A expectativa é que o carnaval de 2022 esteja de volta e que seja livre, leve e solto. Se depender da esperança daqueles que fazem o carnaval de Londrina acontecer, a folia já está garantida.

“Eu acredito na possibilidade muito grande de a gente ter desfile de escola de samba em 2022. Estamos conversando com escolas, vamos colocar um projeto no papel e ir oxigenando a ideia e dando musculatura para chegarmos forte no ano que vem”, adianta o produtor cultural Bene Macedo.

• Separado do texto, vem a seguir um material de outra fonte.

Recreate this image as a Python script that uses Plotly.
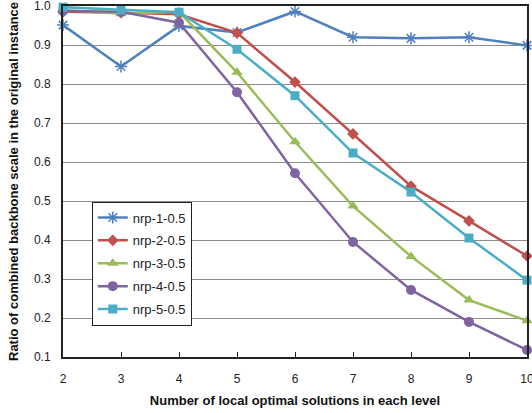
import plotly.graph_objects as go

x_levels = [2, 3, 4, 5, 6, 7, 8, 9, 10]
series_names = ["nrp-1-0.5", "nrp-2-0.5", "nrp-3-0.5", "nrp-4-0.5", "nrp-5-0.5"]
nrp1 = [0.951, 0.845, 0.949, 0.932, 0.986, 0.920, 0.917, 0.920, 0.899]
nrp2 = [0.985, 0.983, 0.979, 0.931, 0.805, 0.672, 0.538, 0.449, 0.359]
nrp3 = [0.990, 0.980, 0.985, 0.830, 0.652, 0.487, 0.358, 0.246, 0.193]
nrp4 = [0.987, 0.985, 0.957, 0.779, 0.571, 0.395, 0.272, 0.190, 0.118]
nrp5 = [0.997, 0.990, 0.984, 0.889, 0.770, 0.623, 0.523, 0.405, 0.297]
y_ticks = [0.1, 0.2, 0.3, 0.4, 0.5, 0.6, 0.7, 0.8, 0.9, 1.0]

values = [nrp1, nrp2, nrp3, nrp4, nrp5]
colors = ["#4F81BD", "#C0504D", "#9BBB59", "#8064A2", "#4BACC6"]
symbols = ["asterisk-open", "diamond", "triangle-up", "circle", "square"]
sizes = [10, 9, 10, 10, 9]

fig = go.Figure()
for name, vals, c, s, sz in zip(series_names, values, colors, symbols, sizes):
    mk = dict(symbol=s, size=sz, color=c)
    if s == "asterisk-open":
        mk["line"] = dict(color=c, width=1.5)
    fig.add_trace(go.Scatter(
        x=x_levels, y=vals, name=name, mode="lines+markers", legendgroup=name,
        line=dict(color=c, width=2.5), marker=mk, cliponaxis=False,
    ))

fig.update_layout(
    width=532, height=413,
    margin=dict(l=63, r=5, t=6, b=56),
    paper_bgcolor="white", plot_bgcolor="white",
    font=dict(family="Liberation Sans, Arial, sans-serif", size=12, color="#222"),
    showlegend=True,
    legend=dict(
        x=0.062, y=0.443, xanchor="left", yanchor="top",
        bordercolor="#222", borderwidth=1, bgcolor="white",
        font=dict(size=13, color="#222"),
        itemwidth=30, tracegroupgap=3,
    ),
)
fig.update_xaxes(
    range=[2, 10], tickvals=x_levels, ticks="inside", ticklen=5, tickcolor="#222",
    showline=True, linecolor="#222", linewidth=2, mirror=True, showgrid=False,
    ticklabelstandoff=10, zeroline=False, automargin=False, ticklabeloverflow="allow",
    title=dict(text="<b>Number of local optimal solutions in each level</b>",
               font=dict(size=13, color="#111"), standoff=10),
)
fig.update_yaxes(
    range=[0.1, 1.0], tickvals=y_ticks, tickformat=".1f",
    showline=True, linecolor="#222", linewidth=2, mirror=True,
    showgrid=True, gridcolor="#8c8c8c", gridwidth=1, zeroline=False,
    ticklabelstandoff=8, automargin=False, ticklabeloverflow="allow",
    title=dict(text="<b>Ratio of combined backbone scale in the original instance</b>",
               font=dict(size=13, color="#111"), standoff=12),
)
fig.write_html("out.html", config={"displayModeBar": False},
               post_script="document.body.style.margin='0';document.body.style.overflow='hidden';")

Segundo ele, o projeto envolve ainda a região metropolitana. “A grande ideia mesmo é fazer algo que contemple também outras cidades nos sambas de roda, dando chão para outras escolas de samba e assim, crescermos através de novas parcerias. Não podemos depender única e exclusivamente do poder público”, diz.

Joaquim Braga, mais conhecido como Braguinha, militante do samba em Londrina e fundador da extinta escola de samba Quilombo dos Palmares, sonha em ver a escola do coração novamente nas ruas e avenidas de Londrina.

“Temos a ideia em grupo, inclusive com a participação da minha filha Luiza Braga, de montar um bloco chamado “Quilombo Ecofolia” para 2022 com o objetivo de brincar no carnaval e quem sabe assim, surge uma forma de renascimento da Quilombo de Palmares”, enfatiza.

Braguinha faz questão de dizer que a população de Londrina sempre gostou de carnaval, mas que nunca contou com boa infraestrutura para a folia nas ruas. “Nós reuníamos antigamente cerca de 30 mil pessoas nos desfiles das escolas na avenida Maringá, sem nenhuma estrutura de arquibancada ou banheiros. Era tudo preparado por nós e as pessoas vinham, até mesmo de outros municípios”, diz o veterano, saudoso.

Para não ‘apagar’ o samba nesta época tão especial, Braguinha diz que tem celebrado o carnaval de forma virtual com um grupo de amigos carnavalescos daqui e do Rio de Janeiro. “Não teve carnaval, mas a gente não o abandonou. É claro que essa situação deixa a gente melancólico ao pensar que ninguém festejou nas ruas, brincou junto”, desabafa.

Enquanto o carnaval de 2022 não chega e os desejos de festar coletivamente ainda são apenas saudades, a lição que se pode dizer é que desse carnaval 2021, realmente, ninguém quer repetir a dose.